You may remember that last December I discovered that Michael liked fruit cake so I was trying to find some tried and true recipes…with no luck. I did, however, receive two recipes for fruit cake cookies. One I got from the King Arthur Flour Company called Fruitcake Drops, which I did make, and they were delicious and the other from my cousin Jill. This post is about the recipe for Fruit Cake cookies that she sent me.
The recipe Jill sent me had two different lists of ingredients, the recipe as she originally received it and the other with the adjustments she made. Since she is a very good cook and baker, and I trust her opinion, I went with her list.
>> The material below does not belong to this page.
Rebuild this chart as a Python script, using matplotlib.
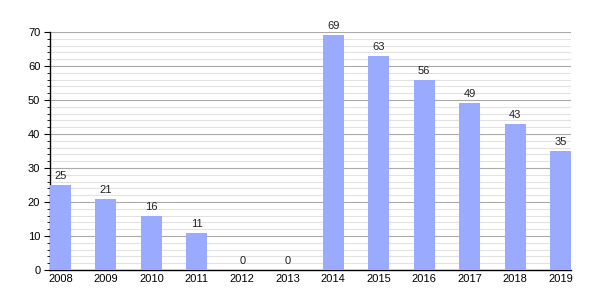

So, since I still had some leftover candied and dried fruit, I decided to make Jill's Fruit Cake Cookies.
Fruit Cake Cookies
Printable Recipe
1 1/2 cups sugar
3/4 cup butter
1 egg
2 3/4 cups flour, sifted
3/4 tsp salt
3/4 tsp baking soda
1/2 cup buttermilk
1 cup pecans, chopped
1 cup candied cherries
1 1/2 cups dates and/or figs, chopped
1/2 cup candied pineapple
1/2 cup dried apricots, chopped
Cream butter and sugar until light.
Add egg and beat until well blended.
Reserving a little of the flour to toss with the fruit, combine remaining flour with the salt and baking soda.
Add the dry ingredients alternately with the buttermilk.
Toss fruit with the reserved flour.
Fold in the floured fruit and chopped pecans.
Drop by spoonfuls onto greased baking sheets, leaving 1 1/2 to 2 inches between cookies.
Bake at 400 degrees F for 8-13 minutes, depending on size of cookies
Let sit on cookie sheet for 1-2 minutes before removing to rack to cool completely
Makes from 3-5 dozen fruit cake cookies.
Store in an airtight container.
Butter and sugar
Cream butter and sugar until light.
Add egg
Beat until well blended
Alternately add the dry ingredients and buttermilk to the dough.
Toss fruit with reserved flour. Isn't that pretty?
Fold nuts and fruit into dough.
Dough is ready to drop onto greased baking sheets. Or better still, use parchment or Silpat liners.
I 've been using rolls of parchment that I buy at the supermarket, Bed Bath and Beyond, etc., until recently. I was in a GFS store the other day and found a large package of parchment sheets. The sheets are for full sized baking sheets (used in professional kitchens) but I cut them in half for a normal/half sized (what you and I use) baking sheet. So, if there is a GFS near you, I recommend buying your parchment from them..... much easier than dealing with the rolls of parchment.
Drop by spoonfuls onto greased baking sheets, leaving 1 1/2 to 2 inches between cookies. Bake at 400 degrees F for 8-13 minutes, depending on size of cookies. Let sit on cookie sheet for 1-2 minutes before removing.
Finish cooling on a wire rack. This is another thing I like about using parchment, all you have to do is lift the parchment from the baking sheet onto the rack...cookies and all.
These cookies were a little different than the ones I made in December…a little more of a cake cookie, not as chewy. Even though different, they were still very good. Michael showed his approval by grabbing a plate of cookies, a glass of cold milk and retiring to the living room…the plate was returned empty.
Which do we like best? It’s hard to say they are both good but different, one had a cake like texture and the other was chewy. I may be having a fruit cake cookie bakeoff in December.